It has been immensely gratifying and humbling over the past year to read the letters, emails and reviews on Chapters and Amazon about my book A Journey of Days: Relearning Life’s Lessons on the Camino de Santiago. I wrote it mostly to tell people about my experiences on the Camino and to talk about the things that I thought about while I was there. As you know, it started as a set of daily emails that I sent home to my wife Carroll about what I was experiencing. Evidently I have been able to touch something in many people that makes them think about what is important in their life. When, after I came home, I wrote the “Life’s Lessons Relearned” section near the end of the book, I was careful not to tell others what they “should” do, but only what I learned of value to myself. It was not and is not my intent to preach to others.

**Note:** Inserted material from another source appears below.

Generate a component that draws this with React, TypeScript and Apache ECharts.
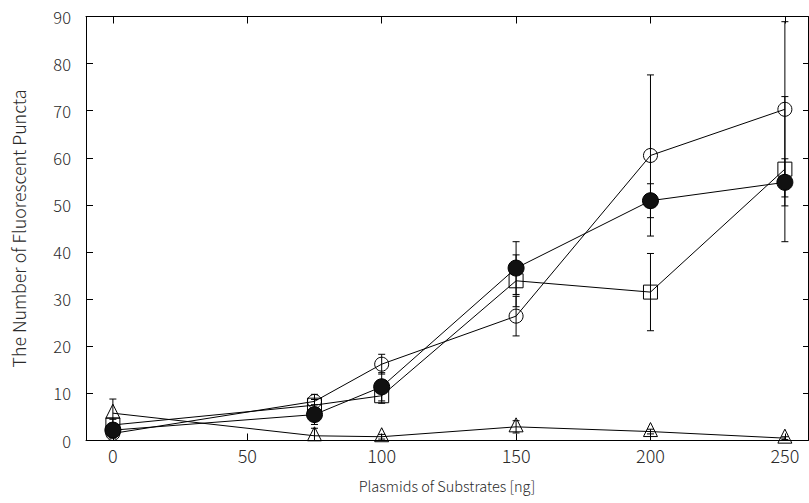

A review which captures this idea well is one at Amazon.com from Mary Gauer, a dear friend from Albuquerque, New Mexico. She wrote in part:
“… What’s amazing is while Guy didn’t set out with the intention of having any major life epiphanies, his book allows us to have our own. Setting a goal, making a commitment, planning, implementing, overcoming obstacles with warmth and humor, letting go of ideas and plans that don’t work and finally achieving success – it’s what we forget we’re all capable of doing. To be reminded that generosity of spirit is as important as other forms of giving, gives a reader pause during these difficult times ….”
I do point out in the book that if you have a dream, don’t wait too long to make it a reality. Many people tell me that they have been inspired to act on their dream. Some are walking the Camino, others are making their unique dream come true. Every time someone tells me that they have been motivated to act because of what I have written, I am very happy and also very humble because I am starting to understand the power of the written word.
And I do reiterate that now, this moment, is the only time there is, so I don’t want to waste it pining for or feeling guilty about the past, or dreaming about something in the future. For me, it’s not that either of these views, backwards or forwards, is inherently bad, it’s just that they can paralyze me into inaction in the present.
So, what’s my point? I am thanking each of you who has written to me about the book for your inspiration to me. I am lifted a little by every review, every communication about what I have written. As I say in A Journey of Days, there is no such thing as too much reassurance. Thank you.